I agree about being specific- my husband is generally really good about helping out, but sometimes he forgets what needs to be done. He’ll often ask me to write out a to-do list for him. Sometimes I’ll just write up the things I want him to do, but if I’m trying to get him to understand how much I do, and how much time it takes up, I’ll send him a to-do list that includes the things I want him to do, and the things that I am doing so he can see that in certain areas he’s still getting off easy 🙂

Post # 12
Member
10367 posts
Sugar Beekeeper
  • Wedding: September 2010

Have you tried talking to him about it instead of silently fuming over it? Your SO can’t read your mind. Definitely talk to him, point out the inequalities, and let him know how it is making you feel about him and your relationship. Letting something like this fester isn’t good for you, him, or your child. He should be meeting you halfway – he could at least set aside certain days where he gets up early and takes over the morning parenting duties.

Post # 13
Member
10367 posts
Sugar Beekeeper
  • Wedding: September 2010

@FutureMrs.Taylor: “And if he takes her, he’ll make her go back to sleep until he’s ready to get up. That messes up her sleep schedule for the rest of the day and she won’t wind down until late at night…meaning I have to deal with her while he’s at work.”

He needs to know that doing this is unacceptable and that it has serious repurcussions. Again, communication is key.

Post # 14
Member
2790 posts
Sugar bee

I think that if you want something specifically than you need to make it clear that is what you expect. Don’t nag him – tell him. Say I expect that you will assit in helping me with our daughter. With his hours being different than yours it would make sense that unless you have clearly said you want him to be awake and helping by such and such a time, he would choose not to.

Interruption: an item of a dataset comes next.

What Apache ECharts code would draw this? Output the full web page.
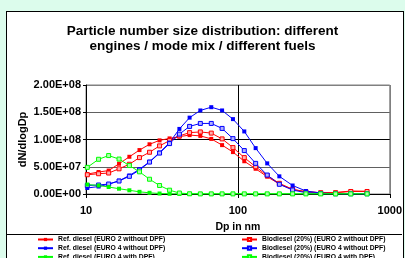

Possibly pick certain days during the week that you would like him to be the one to take care of her or maybe declare that the weekend is his time to wake up with her. Just like when the two of you were dating, you need to make your needs and wants clear and not hope he can read your mind.

Do you ever think that you take on all of these responsibilities because you want to be the super mom? So instead of enforcing these things that you say bother you, you choose to be the one who does everything so you can complain that he didn’t help later? I’ve seen these behaviors in so many moms and I’m not saying that is the absolute reason you do that but I know many a mom who does.

Post # 15
Member
1927 posts
Buzzing bee

Also… in addition to just giving him specifics on what you would like him to do.  Ask him WHY he behaves the way that he does?  Why does he think it’s OK to mess with her sleep schedule so he can sleep in late?  Why does he think it’s your responsibility to feed and change her and not his?  I think if you make him give you actual answers to these questions.. it will help him see that he’s being extremely selfish.  If he wasn’t ready to be an involved parent then he shouldn’t have agreed to have a child in the first place.  But it’s too late for that so he needs to man up and start putting his child first.

Post # 16
Member
567 posts
Busy bee
  • Wedding: September 2010 - MacLean Park

From your post, he sounds pretty selfish and irresponsible. Putting yourself before your newborn/toddler, or honestly, child in general, is the worst thing a parent can do. He signed up for this, so it’s about time he manned up and starts accepting the responsibility that comes along with creating a child. He’s missing out on quality bonding time in the mornings. I think it’s completely reasonable to ask him to go to sleep when you do, wake up at the same time in the mornings, and spend time with his child as well as helping out a bit around the house. Things like putting steaks in to marinade, or starting a crock-pot dinner would be a huge help, and take maybe 10-15 minutes in the morning. He’s past the age (life-changes wise, not chronologically) where sleeping in is acceptable. He’s not growing, he’s not working night shifts, he’s just being lazy. I think you should talk to him about things and let him know that this imbalance will not only damage your marriage, but damage his relationship with his daughter as well.